**Exercise description:** Output the records exactly as they appear, with no pictures included.

Rows from a dataset of charts and code:
================
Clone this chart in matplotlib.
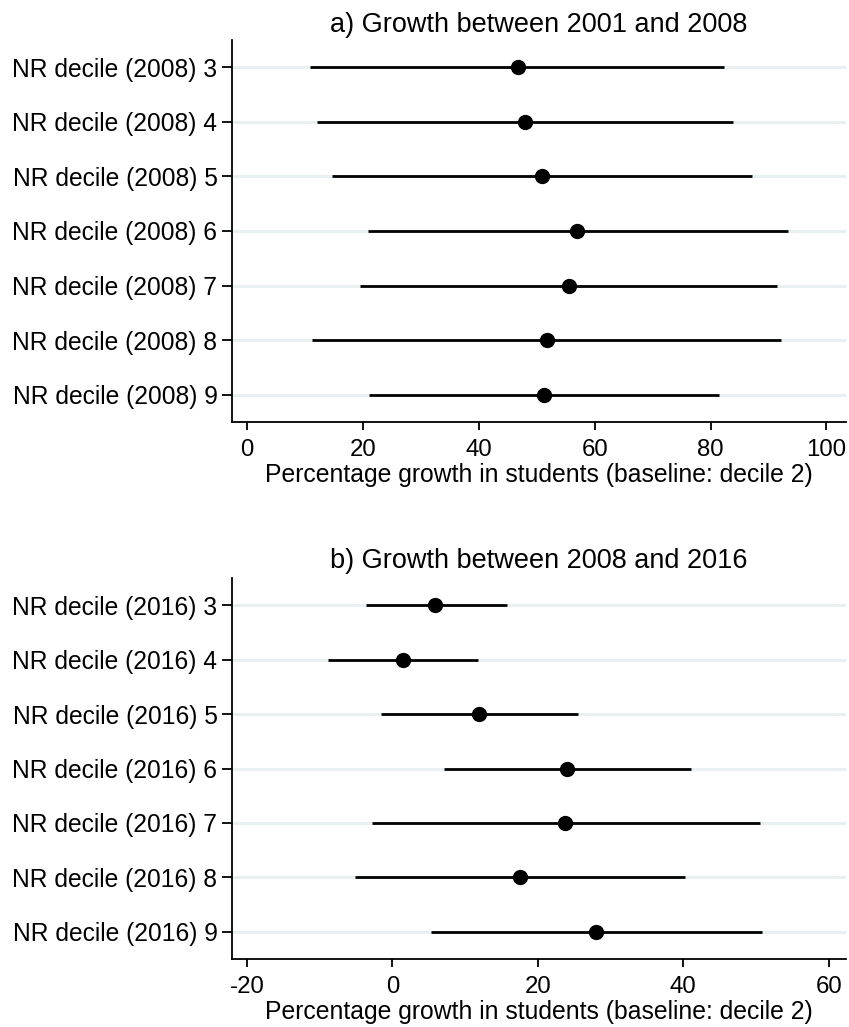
import numpy as np
import matplotlib.pyplot as plt

plt.rcParams['font.family'] = ['Liberation Sans', 'DejaVu Sans']
plt.rcParams['axes.unicode_minus'] = False

deciles = [3, 4, 5, 6, 7, 8, 9]

# panel a: 2001-2008
est_a = [46.7, 47.9, 50.9, 56.9, 55.6, 51.7, 51.3]
lo_a = [10.9, 12.1, 14.7, 20.8, 19.5, 11.2, 21.1]
hi_a = [82.4, 83.8, 87.2, 93.3, 91.5, 92.2, 81.4]

# panel b: 2008-2016
est_b = [5.9, 1.5, 11.9, 24.0, 23.8, 17.5, 28.0]
lo_b = [-3.7, -8.9, -1.6, 7.1, -2.8, -5.2, 5.3]
hi_b = [15.7, 11.8, 25.5, 41.0, 50.5, 40.3, 50.8]

grid_col = '#e8f0f2'

fig = plt.figure(figsize=(8.49, 10.27), dpi=100)
ax1 = fig.add_axes([0.2733, 0.5891, 0.7233, 0.3720])
ax2 = fig.add_axes([0.2733, 0.0662, 0.7233, 0.3710])


def coefplot(ax, est, lo, hi, year, title, xticks, xlim, tpad):
    y = np.arange(1, len(est) + 1)
    for yy in y:
        ax.axhline(yy, color=grid_col, lw=2.2, zorder=0)
    ax.hlines(y, lo, hi, color='black', lw=2.0, zorder=2)
    ax.plot(est, y, 'o', color='black', ms=10, zorder=3)
    ax.set_ylim(len(est) + 0.5, 0.5)
    ax.set_yticks(y)
    ax.set_yticklabels([f'NR decile ({year}) {d}' for d in deciles])
    ax.set_xlim(*xlim)
    ax.set_xticks(xticks)
    ax.set_xticklabels([str(t) for t in xticks])
    ax.tick_params(axis='y', direction='out', length=7, width=1.3,
                   labelsize=17.7, color='black', pad=3.5)
    ax.tick_params(axis='x', direction='out', length=6, width=1.3,
                   labelsize=17.3, color='black', pad=6.5)
    for side in ['top', 'right']:
        ax.spines[side].set_visible(False)
    for side in ['left', 'bottom']:
        ax.spines[side].set_linewidth(1.3)
    ax.set_xlabel('Percentage growth in students (baseline: decile 2)',
                  fontsize=17.8, labelpad=1.5)
    ax.set_title(title, fontsize=19.5, pad=tpad)


coefplot(ax1, est_a, lo_a, hi_a, 2008, 'a) Growth between 2001 and 2008',
         [0, 20, 40, 60, 80, 100], (-2.6, 103.4), 6)
coefplot(ax2, est_b, lo_b, hi_b, 2016, 'b) Growth between 2008 and 2016',
         [-20, 0, 20, 40, 60], (-22.06, 62.4), 7.5)

fig.savefig('out.png', dpi=100)
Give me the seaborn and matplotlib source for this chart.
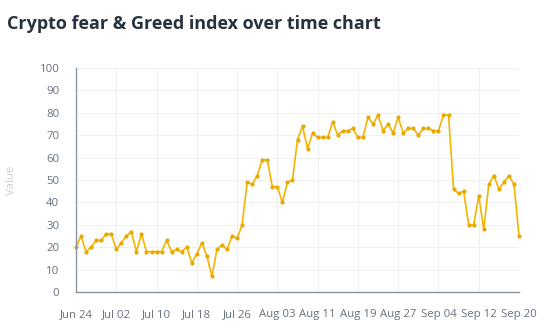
import matplotlib
matplotlib.use("Agg")
import matplotlib.pyplot as plt
import pandas as pd
import seaborn as sns

# ---- data ----
title = "Crypto fear & Greed index over time chart"
y_label = "Value"
start_date = "2021-06-24"
values = [20, 25, 18, 20, 23, 23, 26, 26, 19, 22, 25, 27, 18, 26, 18, 18,
          18, 18, 23, 18, 19, 18, 20, 13, 17, 22, 16, 7, 19, 21, 19, 25,
          24, 30, 49, 48, 52, 59, 59, 47, 47, 40, 49, 50, 68, 74, 64, 71,
          69, 69, 69, 76, 70, 72, 72, 73, 69, 69, 78, 75, 79, 72, 75, 71,
          78, 71, 73, 73, 70, 73, 73, 72, 72, 79, 79, 46, 44, 45, 30, 30,
          43, 28, 48, 52, 46, 49, 52, 48, 25]
tick_labels = ["Jun 24", "Jul 02", "Jul 10", "Jul 18", "Jul 26", "Aug 03",
               "Aug 11", "Aug 19", "Aug 27", "Sep 04", "Sep 12", "Sep 20"]
y_ticks = [0, 10, 20, 30, 40, 50, 60, 70, 80, 90, 100]

dates = pd.date_range(start_date, periods=len(values), freq="D")
df = pd.DataFrame({"date": dates, "value": values})
tick_dates = dates[::8]

# ---- style ----
sns.set_style("white")
plt.rcParams["font.family"] = ["Open Sans", "DejaVu Sans"]

line_color = "#F4B400"
axis_color = "#8b96a2"
tick_color = "#66717d"
grid_color = "#eef0f2"

fig = plt.figure(figsize=(5.57, 3.34), dpi=100)
ax = fig.add_axes([76 / 557, 42 / 334, 443 / 557, 224 / 334])

sns.lineplot(data=df, x="date", y="value", ax=ax, color=line_color,
             linewidth=1.2, marker="o", markersize=3.0,
             markeredgewidth=0, markerfacecolor="#E8A800")
for ln in ax.lines:
    ln.set_clip_on(False)

ax.set_xlim(dates[0], dates[-1])
ax.set_ylim(0, 100)
ax.set_yticks(y_ticks)
ax.set_yticklabels([str(v) for v in y_ticks])
ax.set_xticks(tick_dates)
ax.set_xticklabels(tick_labels)

ax.set_xlabel("")
ax.set_ylabel("")
ax.grid(True, color=grid_color, linewidth=0.8)
ax.set_axisbelow(True)

for side in ["top", "right"]:
    ax.spines[side].set_visible(False)
for side in ["left", "bottom"]:
    ax.spines[side].set_color(axis_color)
    ax.spines[side].set_linewidth(1.0)

ax.tick_params(axis="both", which="major", length=4, width=1,
               color=axis_color, labelcolor=tick_color, labelsize=8.2)
ax.tick_params(axis="x", pad=8)
ax.tick_params(axis="y", pad=8)

fig.text(7 / 557, 1 - 24 / 334, title, fontsize=13, fontweight="bold",
         color="#27323c", ha="left", va="center")
fig.text(12 / 557, 1 - 180 / 334, y_label, rotation=90, fontsize=8.2,
         color="#c9ced4", ha="center", va="center")

fig.savefig("out.png", dpi=100)
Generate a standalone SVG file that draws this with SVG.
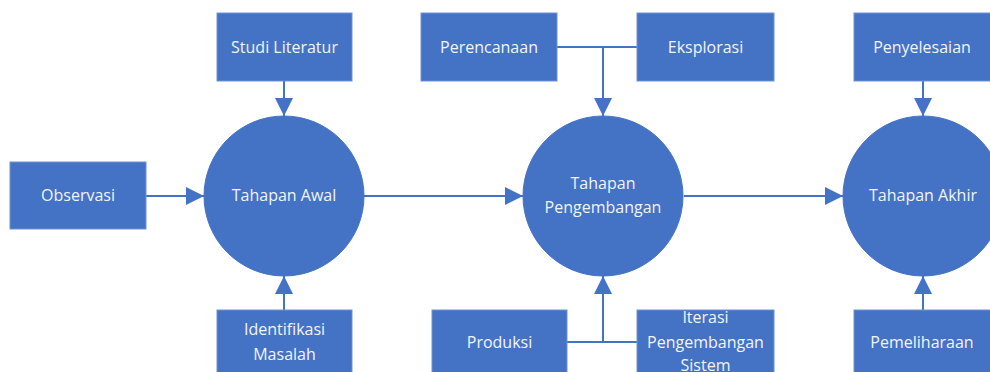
================
**Answer to the task:**
Clone this chart in matplotlib.
import numpy as np
import matplotlib.pyplot as plt

plt.rcParams['font.family'] = ['Liberation Sans', 'DejaVu Sans']
plt.rcParams['axes.unicode_minus'] = False

deciles = [3, 4, 5, 6, 7, 8, 9]

# panel a: 2001-2008
est_a = [46.7, 47.9, 50.9, 56.9, 55.6, 51.7, 51.3]
lo_a = [10.9, 12.1, 14.7, 20.8, 19.5, 11.2, 21.1]
hi_a = [82.4, 83.8, 87.2, 93.3, 91.5, 92.2, 81.4]

# panel b: 2008-2016
est_b = [5.9, 1.5, 11.9, 24.0, 23.8, 17.5, 28.0]
lo_b = [-3.7, -8.9, -1.6, 7.1, -2.8, -5.2, 5.3]
hi_b = [15.7, 11.8, 25.5, 41.0, 50.5, 40.3, 50.8]

grid_col = '#e8f0f2'

fig = plt.figure(figsize=(8.49, 10.27), dpi=100)
ax1 = fig.add_axes([0.2733, 0.5891, 0.7233, 0.3720])
ax2 = fig.add_axes([0.2733, 0.0662, 0.7233, 0.3710])


def coefplot(ax, est, lo, hi, year, title, xticks, xlim, tpad):
    y = np.arange(1, len(est) + 1)
    for yy in y:
        ax.axhline(yy, color=grid_col, lw=2.2, zorder=0)
    ax.hlines(y, lo, hi, color='black', lw=2.0, zorder=2)
    ax.plot(est, y, 'o', color='black', ms=10, zorder=3)
    ax.set_ylim(len(est) + 0.5, 0.5)
    ax.set_yticks(y)
    ax.set_yticklabels([f'NR decile ({year}) {d}' for d in deciles])
    ax.set_xlim(*xlim)
    ax.set_xticks(xticks)
    ax.set_xticklabels([str(t) for t in xticks])
    ax.tick_params(axis='y', direction='out', length=7, width=1.3,
                   labelsize=17.7, color='black', pad=3.5)
    ax.tick_params(axis='x', direction='out', length=6, width=1.3,
                   labelsize=17.3, color='black', pad=6.5)
    for side in ['top', 'right']:
        ax.spines[side].set_visible(False)
    for side in ['left', 'bottom']:
        ax.spines[side].set_linewidth(1.3)
    ax.set_xlabel('Percentage growth in students (baseline: decile 2)',
                  fontsize=17.8, labelpad=1.5)
    ax.set_title(title, fontsize=19.5, pad=tpad)


coefplot(ax1, est_a, lo_a, hi_a, 2008, 'a) Growth between 2001 and 2008',
         [0, 20, 40, 60, 80, 100], (-2.6, 103.4), 6)
coefplot(ax2, est_b, lo_b, hi_b, 2016, 'b) Growth between 2008 and 2016',
         [-20, 0, 20, 40, 60], (-22.06, 62.4), 7.5)

fig.savefig('out.png', dpi=100)
Give me the seaborn and matplotlib source for this chart.
import matplotlib
matplotlib.use("Agg")
import matplotlib.pyplot as plt
import pandas as pd
import seaborn as sns

# ---- data ----
title = "Crypto fear & Greed index over time chart"
y_label = "Value"
start_date = "2021-06-24"
values = [20, 25, 18, 20, 23, 23, 26, 26, 19, 22, 25, 27, 18, 26, 18, 18,
          18, 18, 23, 18, 19, 18, 20, 13, 17, 22, 16, 7, 19, 21, 19, 25,
          24, 30, 49, 48, 52, 59, 59, 47, 47, 40, 49, 50, 68, 74, 64, 71,
          69, 69, 69, 76, 70, 72, 72, 73, 69, 69, 78, 75, 79, 72, 75, 71,
          78, 71, 73, 73, 70, 73, 73, 72, 72, 79, 79, 46, 44, 45, 30, 30,
          43, 28, 48, 52, 46, 49, 52, 48, 25]
tick_labels = ["Jun 24", "Jul 02", "Jul 10", "Jul 18", "Jul 26", "Aug 03",
               "Aug 11", "Aug 19", "Aug 27", "Sep 04", "Sep 12", "Sep 20"]
y_ticks = [0, 10, 20, 30, 40, 50, 60, 70, 80, 90, 100]

dates = pd.date_range(start_date, periods=len(values), freq="D")
df = pd.DataFrame({"date": dates, "value": values})
tick_dates = dates[::8]

# ---- style ----
sns.set_style("white")
plt.rcParams["font.family"] = ["Open Sans", "DejaVu Sans"]

line_color = "#F4B400"
axis_color = "#8b96a2"
tick_color = "#66717d"
grid_color = "#eef0f2"

fig = plt.figure(figsize=(5.57, 3.34), dpi=100)
ax = fig.add_axes([76 / 557, 42 / 334, 443 / 557, 224 / 334])

sns.lineplot(data=df, x="date", y="value", ax=ax, color=line_color,
             linewidth=1.2, marker="o", markersize=3.0,
             markeredgewidth=0, markerfacecolor="#E8A800")
for ln in ax.lines:
    ln.set_clip_on(False)

ax.set_xlim(dates[0], dates[-1])
ax.set_ylim(0, 100)
ax.set_yticks(y_ticks)
ax.set_yticklabels([str(v) for v in y_ticks])
ax.set_xticks(tick_dates)
ax.set_xticklabels(tick_labels)

ax.set_xlabel("")
ax.set_ylabel("")
ax.grid(True, color=grid_color, linewidth=0.8)
ax.set_axisbelow(True)

for side in ["top", "right"]:
    ax.spines[side].set_visible(False)
for side in ["left", "bottom"]:
    ax.spines[side].set_color(axis_color)
    ax.spines[side].set_linewidth(1.0)

ax.tick_params(axis="both", which="major", length=4, width=1,
               color=axis_color, labelcolor=tick_color, labelsize=8.2)
ax.tick_params(axis="x", pad=8)
ax.tick_params(axis="y", pad=8)

fig.text(7 / 557, 1 - 24 / 334, title, fontsize=13, fontweight="bold",
         color="#27323c", ha="left", va="center")
fig.text(12 / 557, 1 - 180 / 334, y_label, rotation=90, fontsize=8.2,
         color="#c9ced4", ha="center", va="center")

fig.savefig("out.png", dpi=100)
Generate a standalone SVG file that draws this with SVG.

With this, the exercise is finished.